• Total income grew by 82% to ZW$22 billion
  • The growth was on the back of high interest income courtesy of growth in foreign currency loan book
  • However, the Bank expects the outlook to remain dull

Harare- ZSE-financial services outfit, First Capital Zimbabwe Limited has recorded an 82% uptick in total income to ZW$26 billion during the third quarter ended 30 September 2022 according to the Bank’s latest trading update.

This was on the back of strong performance on interest income which was driven by growth in the foreign currency loan book and the repricing of the ZWL book in line with the extant interest rate policy framework.

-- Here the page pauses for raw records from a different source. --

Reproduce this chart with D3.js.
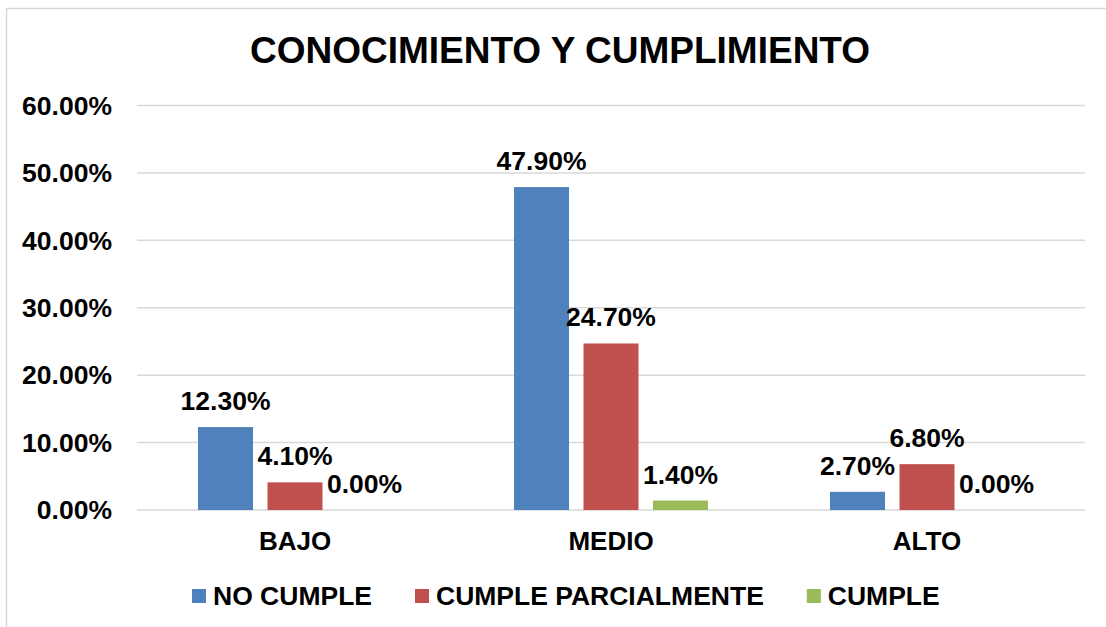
<!DOCTYPE html>
<html>
<head>
<meta charset="utf-8">
<script src="https://cdn.jsdelivr.net/npm/d3@7"></script>
<style>
    body { margin: 0; background: #ffffff; }
    svg text { font-family: Arial, "Liberation Sans", sans-serif; font-weight: bold; fill: #000; }
</style>
</head>
<body>
<div id="screen"></div>
<script>
var categories = ["BAJO", "MEDIO", "ALTO"];
var seriesNames = ["NO CUMPLE", "CUMPLE PARCIALMENTE", "CUMPLE"];
var noCumple = [0.123, 0.479, 0.027];
var cumpleParcial = [0.041, 0.247, 0.068];
var cumple = [0.000, 0.014, 0.000];
var yTicks = [0, 0.1, 0.2, 0.3, 0.4, 0.5, 0.6];
var colours = ["#4F81BD", "#C0504D", "#9BBB59"];

var width = 1106, height = 627;
var plot = {left: 137, right: 1085, top: 105.5, bottom: 510};

var svg = d3.select("#screen").append("svg").attr("width", width).attr("height", height);

// chart area border (runs off the right/bottom edge)
svg.append("rect")
    .attr("x", 6.5).attr("y", 8.5)
    .attr("width", 1200).attr("height", 700)
    .attr("fill", "none").attr("stroke", "#d9d9d9").attr("stroke-width", 1.5);

svg.append("text")
    .attr("x", 560).attr("y", 63)
    .attr("text-anchor", "middle")
    .style("font-size", "37px")
    .text("CONOCIMIENTO Y CUMPLIMIENTO");

var y = d3.scaleLinear().domain([0, 0.6]).range([plot.bottom, plot.top]);
var x0 = d3.scaleBand().domain(categories).range([plot.left, plot.right]);
var x1 = d3.scaleBand().domain(seriesNames).range([0, x0.bandwidth()])
    .paddingInner(0.2086).paddingOuter(0.878);

// gridlines
svg.append("g").selectAll("line").data(yTicks).enter().append("line")
    .attr("x1", plot.left).attr("x2", plot.right)
    .attr("y1", d => y(d)).attr("y2", d => y(d))
    .attr("stroke", "#d9d9d9").attr("stroke-width", 1.5);

// y axis labels
var yAxis = d3.axisLeft(y).tickValues(yTicks).tickFormat(d3.format(".2%")).tickSize(0).tickPadding(25);
var yg = svg.append("g").attr("transform", "translate(" + plot.left + ",0)").call(yAxis);
yg.select(".domain").remove();
yg.selectAll("text").style("font-size", "26.5px").attr("dy", "0.33em");

var table = categories.map((c, i) => ({
    cat: c,
    values: [noCumple[i], cumpleParcial[i], cumple[i]]
}));

var groups = svg.append("g").selectAll("g").data(table).enter().append("g")
    .attr("transform", d => "translate(" + x0(d.cat) + ",0)");

groups.selectAll("rect").data(d => d.values.map((v, j) => ({name: seriesNames[j], value: v, j: j})))
    .enter().append("rect")
    .attr("x", d => x1(d.name))
    .attr("y", d => y(d.value))
    .attr("width", x1.bandwidth())
    .attr("height", d => y(0) - y(d.value))
    .attr("fill", d => colours[d.j]);

groups.selectAll("text.lbl").data(d => d.values.map((v, j) => ({name: seriesNames[j], value: v})))
    .enter().append("text").attr("class", "lbl")
    .attr("x", d => x1(d.name) + x1.bandwidth() / 2)
    .attr("y", d => y(d.value) - 17)
    .attr("text-anchor", "middle")
    .style("font-size", "26.5px")
    .text(d => d3.format(".2%")(d.value));

// category labels
svg.append("g").selectAll("text").data(categories).enter().append("text")
    .attr("x", d => x0(d) + x0.bandwidth() / 2)
    .attr("y", 550)
    .attr("text-anchor", "middle")
    .style("font-size", "26px")
    .text(d => d);

// legend
var legend = svg.append("g");
var lx = 192;
seriesNames.forEach(function(name, i) {
    legend.append("rect")
        .attr("x", lx).attr("y", 589).attr("width", 14).attr("height", 14)
        .attr("fill", colours[i]);
    var t = legend.append("text")
        .attr("x", lx + 21).attr("y", 605)
        .style("font-size", "26.5px")
        .text(name);
    lx = lx + 21 + t.node().getComputedTextLength() + 43;
});
</script>
</body>
</html>
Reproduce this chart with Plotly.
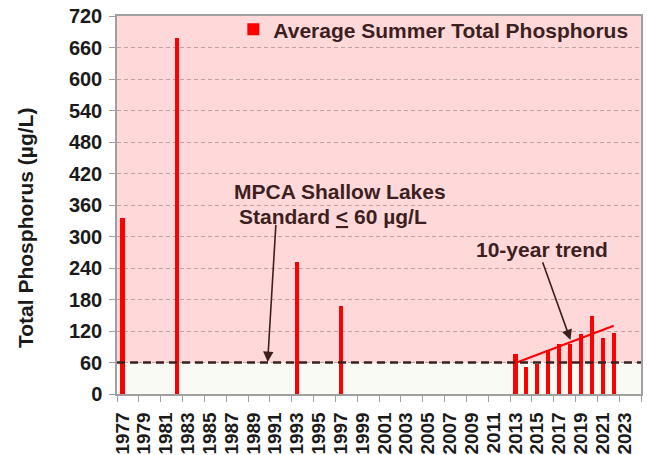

This year, First Capital Bank (FCB) and the European Investment Bank (EIB) sealed a EUR12.5 million credit facility deal to develop eligible projects undertaken by Small to Medium Enterprises (SMEs) and Midcap companies in Zimbabwe, a deal that is already paying off for the Bank. 

“Foreign denominated earnings at 40% of total income for the quarter show an increase from about 22% in the first quarter,” the Bank said in a trading update.

Total assets grew by 41% ahead of prior year during the same period driven by customers’ loans and deposits growth of 59% and 30% respectively while portfolio credit quality remained strong with a non-performing loan ratio of 0.1% being recorded at the end of Q3 2022 down from 1% recorded at the end of 2021.

However, operating expenses soared by 43% to ZWL13.9 billion from ZWL9.7 billion in the comparative period indicating cost expansion in response to the inflationary pressure.

“The inflation adjusted Total equity increased by 24% with the Bank’s capital position remaining strong with a satisfactory margin of safety above the US$30mn threshold and capital adequacy ratios well above the regulatory minimums,” added the Bank.

However, the Bank remains confident that the aggressive liquidity management policies and high interest rates monetary framework will continue being operational as government battles to tame inflation, measures that will present downside risk on credit performance as borrower capacity to carry related costs is strained.

Therefore, the Bank looks to remain cautious in its approach to asset creation, ensuring that a sufficient liquidity buffer is maintained to avert outages whilst borrower capacity is assessed rigorously, taking advantage of the apparent resurgence in key sectors of the economy.